What do you think about our ads targeting tweens by the use of sexual-content for our unhealthy product A?

Or change the questions to fit those asked of data scientists at any government intelligence agency.

The vast majority of data scientists are hired as data scientists, not amateur theologians.

Competence in data science has no demonstrable relationship to competence in ethics, fairness, morality, etc. Data scientists can have opinions about the same but shouldn’t presume to poach on other areas of expertise.

How you would feel if a competent user of spreadsheets decided to label themselves a “data scientist?”

Keep that in mind the next time someone starts to pontificate on “ethics” in data science.

PS: Renee is in the process of creating and assembling high quality resources for anyone interested in data science. Be sure to explore her blog and other links after reading her post.

2 Responses to “A Challenge to Data Scientists”

  1. Renee says:

    Hi Patrick,

    Got your pingback, and I appreciate your thoughtful response to my article and compliments about my site!

    I agree that “fairness” is not well defined, and it’s not only the data scientist’s job to keep an eye out for bias, and often the goal of an analysis task isn’t going to include fairness.

    (There is some discussion on what fairness means to individuals vs groups in this article http://www.socialsciencespace.com/2015/08/beware-big-data-is-not-free-of-discrimination/ )

    My goal in writing that article is to get data scientists to at least think about biases we can introduce in our work, and provide some info about ways to avoid it. Any system that affects one group disproportionately will affect the outcome for the business question as well.

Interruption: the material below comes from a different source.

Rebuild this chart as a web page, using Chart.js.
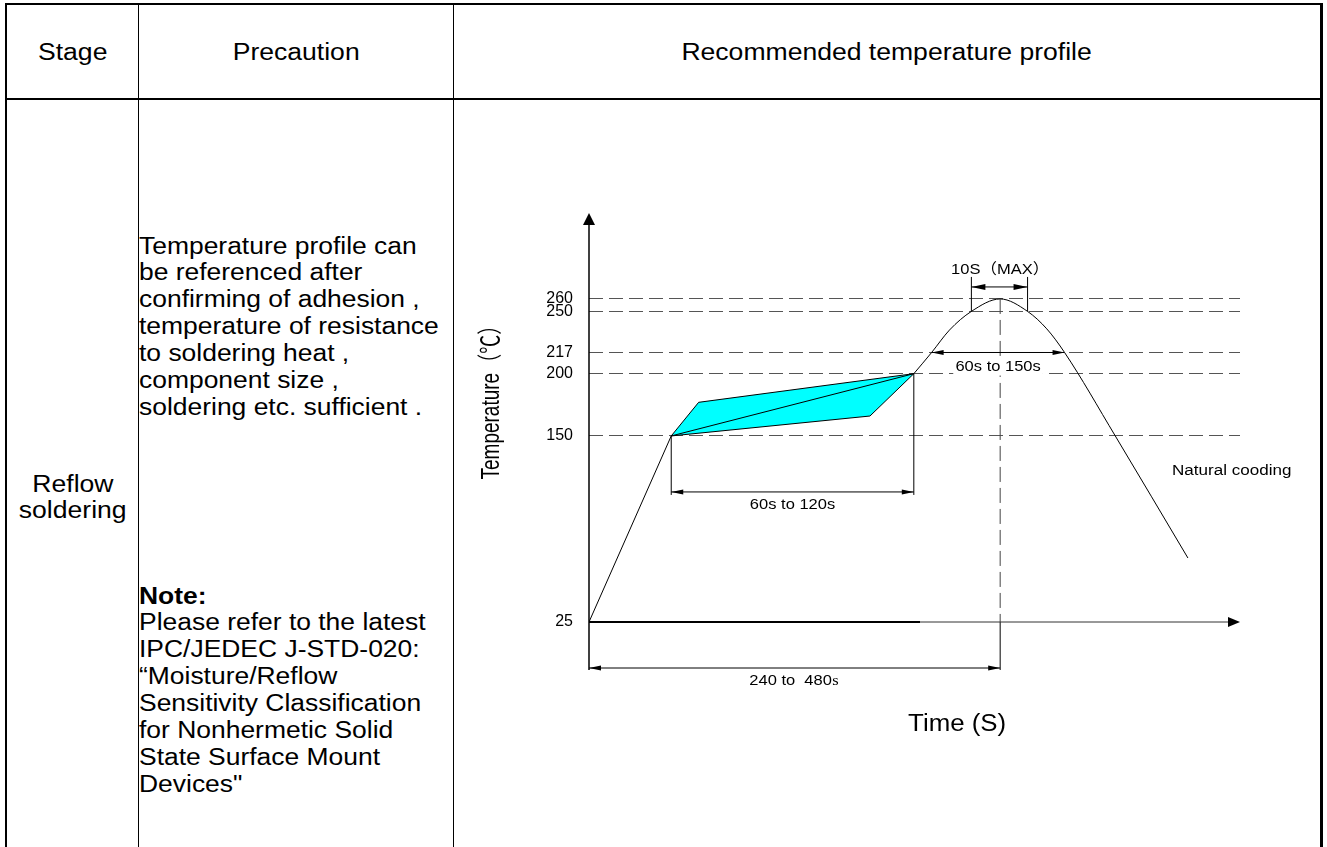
<!DOCTYPE html>
<html>
<head>
<meta charset="utf-8">
<title>Reflow soldering — recommended temperature profile</title>
<script src="https://cdn.jsdelivr.net/npm/chart.js@4/dist/chart.umd.min.js"></script>
<style>
  html, body { margin: 0; padding: 0; background: #fff; }
  body { width: 1327px; height: 847px; position: relative; overflow: hidden;
         font-family: "Liberation Sans", Arial, sans-serif; color: #000; }
  .rule { position: absolute; background: #000; }
  .cell { position: absolute; font-size: 23.5px; white-space: pre; }
  .center { text-align: center; }
  .center span { display: inline-block; transform: scaleX(1.13); transform-origin: center; }
  .left { transform: scaleX(1.125); transform-origin: left top; line-height: 26.86px; }
  #profile { position: absolute; left: 454px; top: 100px; }
</style>
</head>
<body>

<!-- table rules -->
<div class="rule" style="left:5px;top:3px;width:1318px;height:2px"></div>
<div class="rule" style="left:5px;top:3px;width:2px;height:844px"></div>
<div class="rule" style="left:1320px;top:3px;width:3px;height:844px"></div>
<div class="rule" style="left:138px;top:4px;width:1px;height:843px"></div>
<div class="rule" style="left:453px;top:4px;width:1px;height:843px"></div>
<div class="rule" style="left:5px;top:98px;width:1318px;height:2px"></div>

<!-- header row -->
<div class="cell center" style="left:7px;width:131px;top:38px;line-height:28px"><span>Stage</span></div>
<div class="cell center" style="left:139px;width:314px;top:38px;line-height:28px"><span>Precaution</span></div>
<div class="cell center" style="left:454px;width:866px;top:38px;line-height:28px"><span>Recommended temperature profile</span></div>

<!-- body row -->
<div class="cell center" style="left:7px;width:131px;top:471px;line-height:26px"><span>Reflow</span><br><span>soldering</span></div>
<div class="cell left" style="left:139px;top:232.6px">Temperature profile can
be referenced after
confirming of adhesion ,
temperature of resistance
to soldering heat ,
component size ,
soldering etc. sufficient .</div>
<div class="cell left" style="left:139px;top:582.6px"><b>Note:</b>
Please refer to the latest
IPC/JEDEC J-STD-020:
“Moisture/Reflow
Sensitivity Classification
for Nonhermetic Solid
State Surface Mount
Devices"</div>

<canvas id="profile" width="866" height="747"></canvas>

<script>
// Reflow profile — schematic

const Y_TICKS = [25, 150, 200, 217, 250, 260];

// preheat ramp + soak centre line (time s, temp °C)
const RAMP_TIME = [0, 60, 237];
const RAMP_TEMP = [25, 150, 200];

// soak window outline
const SOAK_UPPER_TIME = [60, 80, 237];
const SOAK_UPPER_TEMP = [150, 177, 200];
const SOAK_LOWER_TIME = [60, 205, 237];
const SOAK_LOWER_TEMP = [150, 166, 200];

// reflow hump + natural cooling
const REFLOW_TIME = [237, 250, 263, 279, 300, 320, 334, 347, 384, 437];
const REFLOW_TEMP = [200, 217, 235, 250, 260, 250, 236, 217, 150, 68];

// dimensioned windows [from, to] on the time axis
const SOAK_WINDOW = [60, 237];
const LIQUIDUS_WINDOW = [250, 347];
const PEAK_WINDOW = [279, 320];
const TOTAL_WINDOW = [0, 300];
const PEAK = { time: 300, temp: 260 };

const DIM_LABELS = {
  soak: '60s to 120s',
  liquidus: '60s to 150s',
  peak: '10S（MAX）',
  total: '240 to  480',
};

const TIME_MAX = 475;
const TEMP_TOP = 329;

const FONT = '"Liberation Sans", Arial, "Noto Sans CJK SC", sans-serif';
const TEXT_STRETCH = 1.1;
const STRETCH_BELOW = 1.195;   // the 25–150 band is drawn taller than the rest

// ── Scale: linear, but the band under 150 °C is stretched like the original ──

class ProfileScale extends Chart.LinearScale {
  static id = 'profile';
  static defaults = Chart.LinearScale.defaults;
  getPixelForValue(v) {
    if (v == null) return NaN;
    const w = v < 150 ? 150 - (150 - v) * STRETCH_BELOW : v;
    return super.getPixelForValue(w);
  }
  getValueForPixel(p) {
    const w = super.getValueForPixel(p);
    return w < 150 ? 150 - (150 - w) / STRETCH_BELOW : w;
  }
}
Chart.register(ProfileScale);

const pts = (xs, ys) => xs.map((x, i) => ({ x, y: ys[i] }));

// ── Helpers ────────────────────────────────────────────────

function line(ctx, x1, y1, x2, y2) {
  ctx.beginPath();
  ctx.moveTo(x1, y1);
  ctx.lineTo(x2, y2);
  ctx.stroke();
}

function arrowHead(ctx, x, y, dx, dy, len, half) {
  ctx.beginPath();
  ctx.moveTo(x, y);
  ctx.lineTo(x - dx * len - dy * half, y - dy * len + dx * half);
  ctx.lineTo(x - dx * len + dy * half, y - dy * len - dx * half);
  ctx.closePath();
  ctx.fill();
}

function dimension(ctx, x1, x2, y, len = 12, half = 2.5) {
  line(ctx, x1, y, x2, y);
  arrowHead(ctx, x1, y, -1, 0, len, half);
  arrowHead(ctx, x2, y, 1, 0, len, half);
}

function text(ctx, str, x, y, size, align = 'center', opts = {}) {
  ctx.save();
  ctx.font = `${size}px ${opts.family || FONT}`;
  ctx.textAlign = align;
  ctx.textBaseline = 'middle';
  ctx.translate(x, y);
  if (opts.rotate) ctx.rotate(opts.rotate);
  ctx.scale(opts.stretch || TEXT_STRETCH, 1);
  if (opts.knockout) {
    const w = ctx.measureText(str).width;
    ctx.fillStyle = '#fff';
    ctx.fillRect(-w / 2 - 2, -size * 0.6, w + 4, size * 1.2);
    ctx.fillStyle = '#000';
  }
  ctx.fillText(str, 0, 0);
  ctx.restore();
}

// ── Annotations: axes with arrows, dimension lines, labels ──

const annotations = {
  id: 'annotations',
  afterDatasetsDraw(chart) {
    const { ctx, chartArea: ca } = chart;
    const X = v => chart.scales.x.getPixelForValue(v);
    const Y = v => chart.scales.y.getPixelForValue(v);
    const dimBottom = ca.bottom + 46;

    ctx.save();
    ctx.strokeStyle = '#000';
    ctx.fillStyle = '#000';

    // peak marker: dashed down to the axis, solid below it
    ctx.lineWidth = 1;
    ctx.strokeStyle = '#444';
    ctx.setLineDash([15, 6]);
    line(ctx, X(PEAK.time), Y(PEAK.temp), X(PEAK.time), ca.bottom);
    ctx.setLineDash([]);
    ctx.strokeStyle = '#000';
    line(ctx, X(PEAK.time), ca.bottom, X(PEAK.time), dimBottom + 2);

    // x axis
    ctx.strokeStyle = '#333';
    line(ctx, ca.left, ca.bottom, ca.right - 8, ca.bottom);
    ctx.strokeStyle = '#000';
    ctx.lineWidth = 2;
    line(ctx, ca.left, ca.bottom, ca.left + 331, ca.bottom);
    arrowHead(ctx, ca.right, ca.bottom, 1, 0, 12, 5);

    // y axis (continues down as the extension of the total-time dimension)
    ctx.lineWidth = 1.5;
    line(ctx, ca.left, ca.top + 8, ca.left, dimBottom + 2);
    arrowHead(ctx, ca.left, ca.top, 0, -1, 12, 6);

    ctx.lineWidth = 1;

    // soak window
    const soakY = Y(150) + 56;
    line(ctx, X(SOAK_WINDOW[0]), Y(150), X(SOAK_WINDOW[0]), soakY + 3);
    line(ctx, X(SOAK_WINDOW[1]), Y(200), X(SOAK_WINDOW[1]), soakY + 3);
    dimension(ctx, X(SOAK_WINDOW[0]), X(SOAK_WINDOW[1]), soakY);
    text(ctx, DIM_LABELS.soak, (X(SOAK_WINDOW[0]) + X(SOAK_WINDOW[1])) / 2, soakY + 13, 15);

    // time above liquidus (217)
    const liqY = Y(217);
    dimension(ctx, X(LIQUIDUS_WINDOW[0]), X(LIQUIDUS_WINDOW[1]), liqY);
    text(ctx, DIM_LABELS.liquidus, (X(LIQUIDUS_WINDOW[0]) + X(LIQUIDUS_WINDOW[1])) / 2, liqY + 14, 15,
      'center', { knockout: true });

    // time near peak
    const pkTop = Y(260) - 22;
    const pkY = Y(260) - 12;
    line(ctx, X(PEAK_WINDOW[0]), Y(250), X(PEAK_WINDOW[0]), pkTop);
    line(ctx, X(PEAK_WINDOW[1]), Y(250), X(PEAK_WINDOW[1]), pkTop);
    dimension(ctx, X(PEAK_WINDOW[0]), X(PEAK_WINDOW[1]), pkY, 14, 3);
    text(ctx, DIM_LABELS.peak, X(PEAK.time), Y(260) - 29, 15);

    // total time, 25 °C to peak
    dimension(ctx, X(TOTAL_WINDOW[0]), X(TOTAL_WINDOW[1]), dimBottom);
    const totX = (X(TOTAL_WINDOW[0]) + X(TOTAL_WINDOW[1])) / 2 - 4;
    text(ctx, DIM_LABELS.total, totX, dimBottom + 13, 15);
    ctx.save();
    ctx.font = `15px ${FONT}`;
    const half = ctx.measureText(DIM_LABELS.total).width * TEXT_STRETCH / 2;
    ctx.restore();
    text(ctx, 's', totX + half + 0.5, dimBottom + 13, 15, 'left', { family: '"Liberation Serif", serif' });

    // free labels
    text(ctx, 'Natural cooding', ca.right - 68, Y(150) + 35, 15.5, 'left');
    text(ctx, 'Time (S)', X(PEAK.time) - 43, ca.bottom + 103, 23.5);
    text(ctx, 'Temperature（℃）', ca.left - 97, Y(200) + 24, 25, 'center',
      { rotate: -Math.PI / 2, stretch: 0.76 });

    ctx.restore();
  },
};

// ── Chart ──────────────────────────────────────────────────

const black = { borderColor: '#000', borderWidth: 1, pointRadius: 0, fill: false };

new Chart(document.getElementById('profile'), {
  type: 'line',
  data: {
    datasets: [
      { label: 'Reflow', data: pts(REFLOW_TIME, REFLOW_TEMP), ...black,
        cubicInterpolationMode: 'monotone', order: 0 },
      { label: 'Ramp', data: pts(RAMP_TIME, RAMP_TEMP), ...black, tension: 0, order: 1 },
      { label: 'Soak upper', data: pts(SOAK_UPPER_TIME, SOAK_UPPER_TEMP), ...black,
        fill: '+1', backgroundColor: '#00ffff', tension: 0, order: 3 },
      { label: 'Soak lower', data: pts(SOAK_LOWER_TIME, SOAK_LOWER_TEMP), ...black,
        tension: 0, order: 2 },
    ],
  },
  options: {
    responsive: false,
    animation: false,
    events: [],
    layout: { padding: { left: 75, top: 113, right: 80, bottom: 225 } },
    plugins: {
      legend: { display: false },
      tooltip: { enabled: false },
      filler: { drawTime: 'beforeDatasetsDraw' },
    },
    scales: {
      x: { type: 'linear', display: false, min: 0, max: TIME_MAX },
      y: {
        type: 'profile',
        bounds: 'data',
        min: 150 - (150 - Y_TICKS[0]) * STRETCH_BELOW,
        max: TEMP_TOP,
        afterBuildTicks: s => { s.ticks = Y_TICKS.map(v => ({ value: v })); },
        afterFit: s => { s.width = 60; },
        ticks: {
          autoSkip: false, padding: 16, color: '#000',
          font: { family: FONT, size: 16 },
          callback: v => String(v),
        },
        grid: {
          drawTicks: false,
          lineWidth: 1,
          color: c => (c.tick && c.tick.value === Y_TICKS[0] ? 'rgba(0,0,0,0)' : '#555'),
        },
        border: { display: false, dash: [14, 6] },
      },
    },
  },
  plugins: [annotations],
});
</script>
</body>
</html>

    For instance, if there is a business objective to optimize to reduce false positives a model generates, and your overall confusion matrix shows one false positive error rate for a classification algorithm, but if you look at just the Hispanic population subset, you realize the false positives are much worse for them, there might be something going on in your model that you need to understand before finalizing your results. It could go all the way back to how the data was collected. And maybe you can’t fix it, but when you present the outcome, you could mention that finding. What if your company was about to launch a new service to a Hispanic community? At least you now know that the general predictive model you built is not as accurate for that population and can suggest a new model be built for that particular application.

    I was in a cognitive systems engineering class, and a fellow engineering student (masters level) admitted that his classes had taught him to optimize for manufacturability, cost, strength, etc, but until that class he hadn’t ever thought about the human using whatever he was designing, and especially not the cognitive load an interface might impose (we were learning about reducing “human error”).

    I am challenging data scientists to at least think about the people in their data, especially when a system is being built that will make decisions that have a major impact on people’s lives, so hopefully they will at least consider these types of questions in addition to mathematical optimization.


  2. Patrick Durusau says:


    All valid points and I have touched on bias in algorithms that isn’t evident until you consider the mechanics of the algorithm and the incoming data. See Non-News: Algorithms Are Biased and Watch Hilary Mason discredit the cult of the algorithm, for instance.

    Your comment about “think about the people in their data,” reminds me of a contract law professor, who after a semester of drilling us on the technical side of the law, said “…to always remember the plaintiff had a face and the defendant had a name.”

    In the same context, however, I had long debates with natural law theorists who would argue for their version of natural law, which just so happened to coincide with their personal beliefs as well. I think they were being completely honest and could not see they were trapped by their own presumptions.

    That is not to say that I or anyone can stand outside of presumptions, although many do in fact make that claim. It is to say that thinking about “why” a person is advocating a particular position is as least as important as the position itself.

    Keep up the good work! I look forward to seeing more of it.